- Your task -
Transcribe the data in full and exactly, omitting any pictures.

#####

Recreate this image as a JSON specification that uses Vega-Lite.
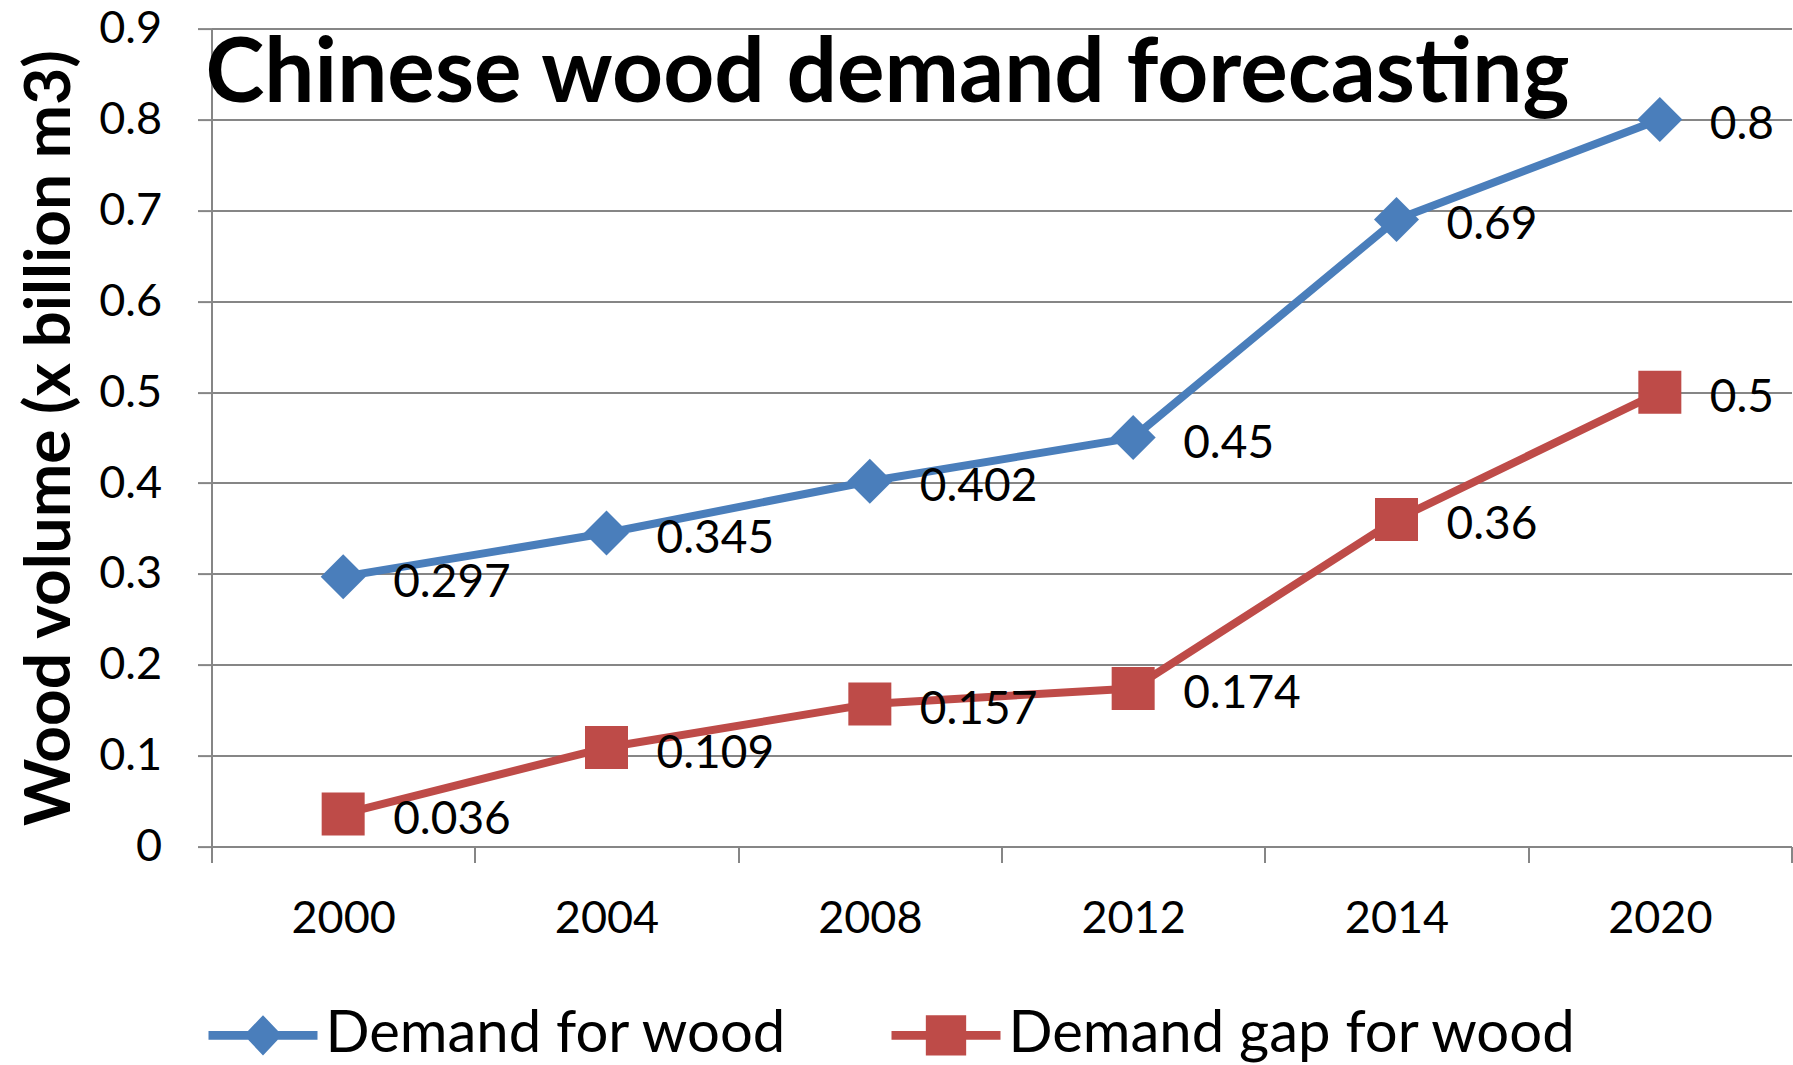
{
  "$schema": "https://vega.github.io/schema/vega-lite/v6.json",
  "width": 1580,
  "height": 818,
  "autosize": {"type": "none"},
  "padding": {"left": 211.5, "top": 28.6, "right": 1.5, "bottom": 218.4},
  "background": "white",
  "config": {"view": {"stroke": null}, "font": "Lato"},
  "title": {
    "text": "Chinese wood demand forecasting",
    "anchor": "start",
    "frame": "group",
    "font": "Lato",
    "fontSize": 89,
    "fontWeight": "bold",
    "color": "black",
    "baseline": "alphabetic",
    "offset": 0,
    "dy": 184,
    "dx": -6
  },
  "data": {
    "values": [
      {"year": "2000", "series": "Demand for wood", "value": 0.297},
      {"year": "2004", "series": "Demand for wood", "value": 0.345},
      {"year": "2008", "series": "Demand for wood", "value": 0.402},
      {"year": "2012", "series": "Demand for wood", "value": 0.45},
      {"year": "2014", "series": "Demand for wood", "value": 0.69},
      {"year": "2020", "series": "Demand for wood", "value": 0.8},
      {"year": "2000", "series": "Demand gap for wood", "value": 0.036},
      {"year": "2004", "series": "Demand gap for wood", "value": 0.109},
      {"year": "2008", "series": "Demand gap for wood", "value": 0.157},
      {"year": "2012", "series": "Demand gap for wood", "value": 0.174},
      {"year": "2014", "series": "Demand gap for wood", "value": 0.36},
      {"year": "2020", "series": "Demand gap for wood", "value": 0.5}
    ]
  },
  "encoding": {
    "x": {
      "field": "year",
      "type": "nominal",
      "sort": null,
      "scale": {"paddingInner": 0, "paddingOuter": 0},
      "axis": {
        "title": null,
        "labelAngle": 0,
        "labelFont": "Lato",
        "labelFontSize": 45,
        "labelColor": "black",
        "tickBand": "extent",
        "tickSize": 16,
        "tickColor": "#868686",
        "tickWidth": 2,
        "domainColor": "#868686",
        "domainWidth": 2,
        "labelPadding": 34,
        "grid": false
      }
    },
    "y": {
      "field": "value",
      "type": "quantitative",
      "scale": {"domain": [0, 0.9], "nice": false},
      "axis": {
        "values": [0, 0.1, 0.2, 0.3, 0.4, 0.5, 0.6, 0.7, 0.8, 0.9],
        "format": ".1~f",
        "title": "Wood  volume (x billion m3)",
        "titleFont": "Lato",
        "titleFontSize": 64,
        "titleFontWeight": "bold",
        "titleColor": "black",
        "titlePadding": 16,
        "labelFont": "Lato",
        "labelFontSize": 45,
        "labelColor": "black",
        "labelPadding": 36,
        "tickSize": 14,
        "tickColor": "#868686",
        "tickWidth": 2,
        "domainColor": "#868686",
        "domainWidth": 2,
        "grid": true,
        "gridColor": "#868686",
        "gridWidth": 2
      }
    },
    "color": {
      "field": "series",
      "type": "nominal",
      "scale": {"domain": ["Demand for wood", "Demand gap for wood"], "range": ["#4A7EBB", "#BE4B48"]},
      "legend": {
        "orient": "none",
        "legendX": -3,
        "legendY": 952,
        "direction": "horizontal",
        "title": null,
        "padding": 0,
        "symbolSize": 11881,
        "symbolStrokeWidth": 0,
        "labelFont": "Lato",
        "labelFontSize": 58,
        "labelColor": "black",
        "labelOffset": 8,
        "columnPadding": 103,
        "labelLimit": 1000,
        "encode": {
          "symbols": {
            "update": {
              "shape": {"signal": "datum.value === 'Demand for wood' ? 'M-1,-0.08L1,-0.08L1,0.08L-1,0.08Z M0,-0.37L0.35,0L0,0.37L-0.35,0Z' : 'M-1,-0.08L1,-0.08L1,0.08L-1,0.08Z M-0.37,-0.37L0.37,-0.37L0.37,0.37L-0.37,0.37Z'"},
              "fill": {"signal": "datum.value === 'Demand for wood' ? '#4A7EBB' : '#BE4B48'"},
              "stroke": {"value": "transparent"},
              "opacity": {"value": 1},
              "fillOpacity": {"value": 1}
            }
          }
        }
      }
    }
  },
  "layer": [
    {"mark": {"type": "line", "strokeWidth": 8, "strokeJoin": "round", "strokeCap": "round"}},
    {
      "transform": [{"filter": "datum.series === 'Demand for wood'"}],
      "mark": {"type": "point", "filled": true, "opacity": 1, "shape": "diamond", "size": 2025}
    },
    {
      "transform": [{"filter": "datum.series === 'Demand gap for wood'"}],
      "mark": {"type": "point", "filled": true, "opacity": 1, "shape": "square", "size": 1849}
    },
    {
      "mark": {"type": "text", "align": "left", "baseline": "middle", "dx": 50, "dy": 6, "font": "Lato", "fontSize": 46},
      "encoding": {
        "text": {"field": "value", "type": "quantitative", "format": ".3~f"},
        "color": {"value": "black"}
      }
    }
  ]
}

#####

- Result for this exercise -
Recreate this image as a JSON specification that uses Vega-Lite.
{
  "$schema": "https://vega.github.io/schema/vega-lite/v6.json",
  "width": 1580,
  "height": 818,
  "autosize": {"type": "none"},
  "padding": {"left": 211.5, "top": 28.6, "right": 1.5, "bottom": 218.4},
  "background": "white",
  "config": {"view": {"stroke": null}, "font": "Lato"},
  "title": {
    "text": "Chinese wood demand forecasting",
    "anchor": "start",
    "frame": "group",
    "font": "Lato",
    "fontSize": 89,
    "fontWeight": "bold",
    "color": "black",
    "baseline": "alphabetic",
    "offset": 0,
    "dy": 184,
    "dx": -6
  },
  "data": {
    "values": [
      {"year": "2000", "series": "Demand for wood", "value": 0.297},
      {"year": "2004", "series": "Demand for wood", "value": 0.345},
      {"year": "2008", "series": "Demand for wood", "value": 0.402},
      {"year": "2012", "series": "Demand for wood", "value": 0.45},
      {"year": "2014", "series": "Demand for wood", "value": 0.69},
      {"year": "2020", "series": "Demand for wood", "value": 0.8},
      {"year": "2000", "series": "Demand gap for wood", "value": 0.036},
      {"year": "2004", "series": "Demand gap for wood", "value": 0.109},
      {"year": "2008", "series": "Demand gap for wood", "value": 0.157},
      {"year": "2012", "series": "Demand gap for wood", "value": 0.174},
      {"year": "2014", "series": "Demand gap for wood", "value": 0.36},
      {"year": "2020", "series": "Demand gap for wood", "value": 0.5}
    ]
  },
  "encoding": {
    "x": {
      "field": "year",
      "type": "nominal",
      "sort": null,
      "scale": {"paddingInner": 0, "paddingOuter": 0},
      "axis": {
        "title": null,
        "labelAngle": 0,
        "labelFont": "Lato",
        "labelFontSize": 45,
        "labelColor": "black",
        "tickBand": "extent",
        "tickSize": 16,
        "tickColor": "#868686",
        "tickWidth": 2,
        "domainColor": "#868686",
        "domainWidth": 2,
        "labelPadding": 34,
        "grid": false
      }
    },
    "y": {
      "field": "value",
      "type": "quantitative",
      "scale": {"domain": [0, 0.9], "nice": false},
      "axis": {
        "values": [0, 0.1, 0.2, 0.3, 0.4, 0.5, 0.6, 0.7, 0.8, 0.9],
        "format": ".1~f",
        "title": "Wood  volume (x billion m3)",
        "titleFont": "Lato",
        "titleFontSize": 64,
        "titleFontWeight": "bold",
        "titleColor": "black",
        "titlePadding": 16,
        "labelFont": "Lato",
        "labelFontSize": 45,
        "labelColor": "black",
        "labelPadding": 36,
        "tickSize": 14,
        "tickColor": "#868686",
        "tickWidth": 2,
        "domainColor": "#868686",
        "domainWidth": 2,
        "grid": true,
        "gridColor": "#868686",
        "gridWidth": 2
      }
    },
    "color": {
      "field": "series",
      "type": "nominal",
      "scale": {"domain": ["Demand for wood", "Demand gap for wood"], "range": ["#4A7EBB", "#BE4B48"]},
      "legend": {
        "orient": "none",
        "legendX": -3,
        "legendY": 952,
        "direction": "horizontal",
        "title": null,
        "padding": 0,
        "symbolSize": 11881,
        "symbolStrokeWidth": 0,
        "labelFont": "Lato",
        "labelFontSize": 58,
        "labelColor": "black",
        "labelOffset": 8,
        "columnPadding": 103,
        "labelLimit": 1000,
        "encode": {
          "symbols": {
            "update": {
              "shape": {"signal": "datum.value === 'Demand for wood' ? 'M-1,-0.08L1,-0.08L1,0.08L-1,0.08Z M0,-0.37L0.35,0L0,0.37L-0.35,0Z' : 'M-1,-0.08L1,-0.08L1,0.08L-1,0.08Z M-0.37,-0.37L0.37,-0.37L0.37,0.37L-0.37,0.37Z'"},
              "fill": {"signal": "datum.value === 'Demand for wood' ? '#4A7EBB' : '#BE4B48'"},
              "stroke": {"value": "transparent"},
              "opacity": {"value": 1},
              "fillOpacity": {"value": 1}
            }
          }
        }
      }
    }
  },
  "layer": [
    {"mark": {"type": "line", "strokeWidth": 8, "strokeJoin": "round", "strokeCap": "round"}},
    {
      "transform": [{"filter": "datum.series === 'Demand for wood'"}],
      "mark": {"type": "point", "filled": true, "opacity": 1, "shape": "diamond", "size": 2025}
    },
    {
      "transform": [{"filter": "datum.series === 'Demand gap for wood'"}],
      "mark": {"type": "point", "filled": true, "opacity": 1, "shape": "square", "size": 1849}
    },
    {
      "mark": {"type": "text", "align": "left", "baseline": "middle", "dx": 50, "dy": 6, "font": "Lato", "fontSize": 46},
      "encoding": {
        "text": {"field": "value", "type": "quantitative", "format": ".3~f"},
        "color": {"value": "black"}
      }
    }
  ]
}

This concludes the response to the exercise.